Edwin McMasters Stanton and January 15


January 15, 2012, a date soon to be upon us is actually a very important date. It is the 150th anniversary of the date that President Abraham Lincoln appointed Edwin McMasters Stanton to be his Secretary of war. Stanton replaced Simon Cameron who was dismissed by Lincoln for including in his yearly report the call of freed slaves to be armed and used against the Confederate Army. Stanton was Lincoln's closest adviser during the Civil War. Lincoln described Stanton as “the rock on the beach of our national ocean against which the breakers dash and roar, dash and roar without ceasing. He fights back the angry waters and prevents them from undermining and overwhelming the land. Gentlemen, I do not see how he survives, why he is not crushed and torn to pieces. Without him I should be destroyed.” He reportedly only accepted the position to "help save the country." Despite his belief that the war would be short, Stanton doubled the size of the War Department building and appointed dozens of new clerks and two new assistant secretaries. He was very effective in administering the huge War Department, but devoted considerable amounts of his energy to the persecution of Union officers whom he suspected of having traitorous sympathies for the South. Stanton was a sharp and abusive critic at the beginning of the war, calling Mr. Lincoln 'the original gorilla.’ Six months before Stanton's appointment to the Cabinet, he wrote former President Buchanan who had appointed Stanton his Attorney General: "The dreadful disaster of Sunday [Battle of Bull Run] can scarcely be mentioned. The imbecility of this administration has culminated in that catastrophe, and irretrievable misfortune and national disgrace are to be added to the ruin of all peaceful pursuits and national bankruptcy as the result of Lincoln's 'running the machine' for five months." Only later, would he become a strong supporter of President Lincoln. Upon the death of Abraham Lincoln, Secretary of War Edwin Stanton remarked, “Now he belongs to the ages.”
Lincoln's successor, Andrew Johnson, retained Stanton as secretary of war, but they soon clashed over Johnson's Reconstruction program for the South. Stanton sought stricter policies against the South and worked with the Radical Republicans in Congress, who were Johnson's bitterest enemies, to achieve his aims. In 1867 Johnson asked Stanton to resign because of this betrayal, but Stanton refused. He defended his actions under the Tenure of Office, which prohibited the removal of any federal official without senatorial consent when the official's appointment had originally been approved by the Senate. Johnson ignored the Tenure of Office Act and appointed Lorenzo Thomas Secretary of War. Johnson's action led to his impeachment by the House of Representatives, but the Senate acquitted him by one vote (cast by William Pitt Fessenden whose portrait is on the third issue twenty-five cent fractional currency note) in 1868. After the acquittal Stanton finally resigned his cabinet post.

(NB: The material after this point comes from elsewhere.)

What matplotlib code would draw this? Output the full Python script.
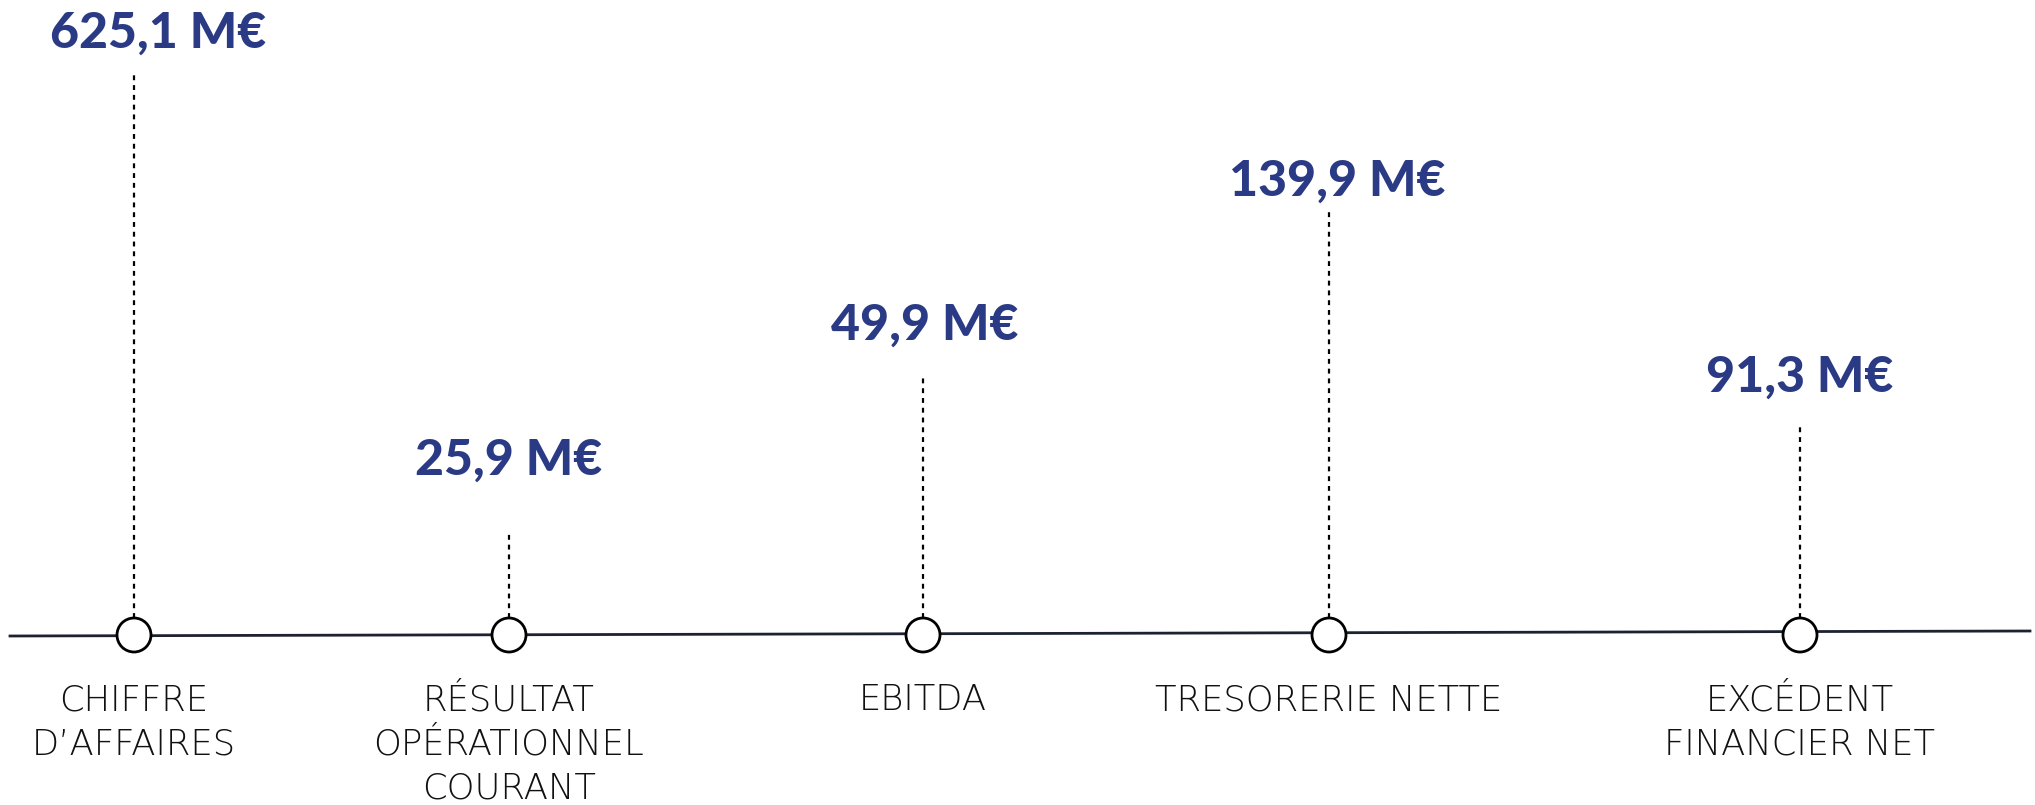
import matplotlib
matplotlib.use("Agg")
import matplotlib.pyplot as plt

# chiffres clés
categories = ["CHIFFRE\nD’AFFAIRES", "RÉSULTAT\nOPÉRATIONNEL\nCOURANT", "EBITDA",
              "TRESORERIE NETTE", "EXCÉDENT\nFINANCIER NET"]
values = [625.1, 25.9, 49.9, 139.9, 91.3]

# layout (pixel coords, y downwards)
x_pos = [134, 509, 923, 1329, 1800]
stem_top = [74, 530, 374, 208, 426]
label_base = [48, 475, 340, 196, 392]
label_dx = [24, 0, 2, 8, 0]
base_y = 635
r = 17

navy = "#2b3a85"
ink = "#1c2230"

fig = plt.figure(figsize=(20.35, 8.05), dpi=100)
ax = fig.add_axes([0, 0, 1, 1])
ax.set_xlim(0, 2035)
ax.set_ylim(805, 0)
ax.axis("off")

# axe horizontal
ax.plot([10, 2030], [base_y + 1, base_y - 4], color=ink, lw=2, zorder=1)

for i, v in enumerate(values):
    x = x_pos[i]
    ax.plot([x, x], [base_y - r, stem_top[i]], color="black", lw=1.6,
            linestyle=(0, (2.2, 2.2)), zorder=2)
    circ = plt.Circle((x, base_y), r, facecolor="white", edgecolor="black",
                      lw=2, zorder=3)
    ax.add_patch(circ)
    txt = f"{v:.1f}".replace(".", ",") + " M€"
    ax.text(x + label_dx[i], label_base[i], txt, ha="center", va="baseline",
            fontsize=36, fontweight=900, color=navy, family="Lato")
    ax.text(x, 683, categories[i], ha="center", va="top", fontsize=25.5,
            fontweight="light", color="#111111", family="DejaVu Sans",
            linespacing=1.38, multialignment="center")

fig.savefig("out.png", dpi=100, facecolor="white")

Stanton returned to private practice but his health was failing. In 1869 President Ulysses S. Grant appointed him to the U.S. Supreme Court, but he died on December 24, 1869, in Washington, D.C., before he could assume the position.
Stanton is pictured on many different United States notes including the 50-cent Fourth Issue Fractional Currency note. As with the other issues, the fourth issue was subject of counterfeiters and the first 50-cent note, the Lincoln was quickly counterfeited. Stanton replaced Lincoln on the notes and from January 1870 to September 1873, 86,080,000 notes were printed. There is only one variety of Stanton notes and it has a small red seal (38mm) and is printed on paper with violet fibers and blue tint on the right end of the front. As with other notes in this issue, the red seal sometime changed colors from a brown to an orange. Long thought to be varieties, these have since been proved to be simple red ink color changes. Also, notes were thought to exist that were printed on plain paper as another variety, but this listing has been removed. No specimens, proofs or experimentals exist, nor did the great Ford #3 sale in May 2004 have any sheets or multiples of this issue. However, a number of counterfeit specimens have been identified.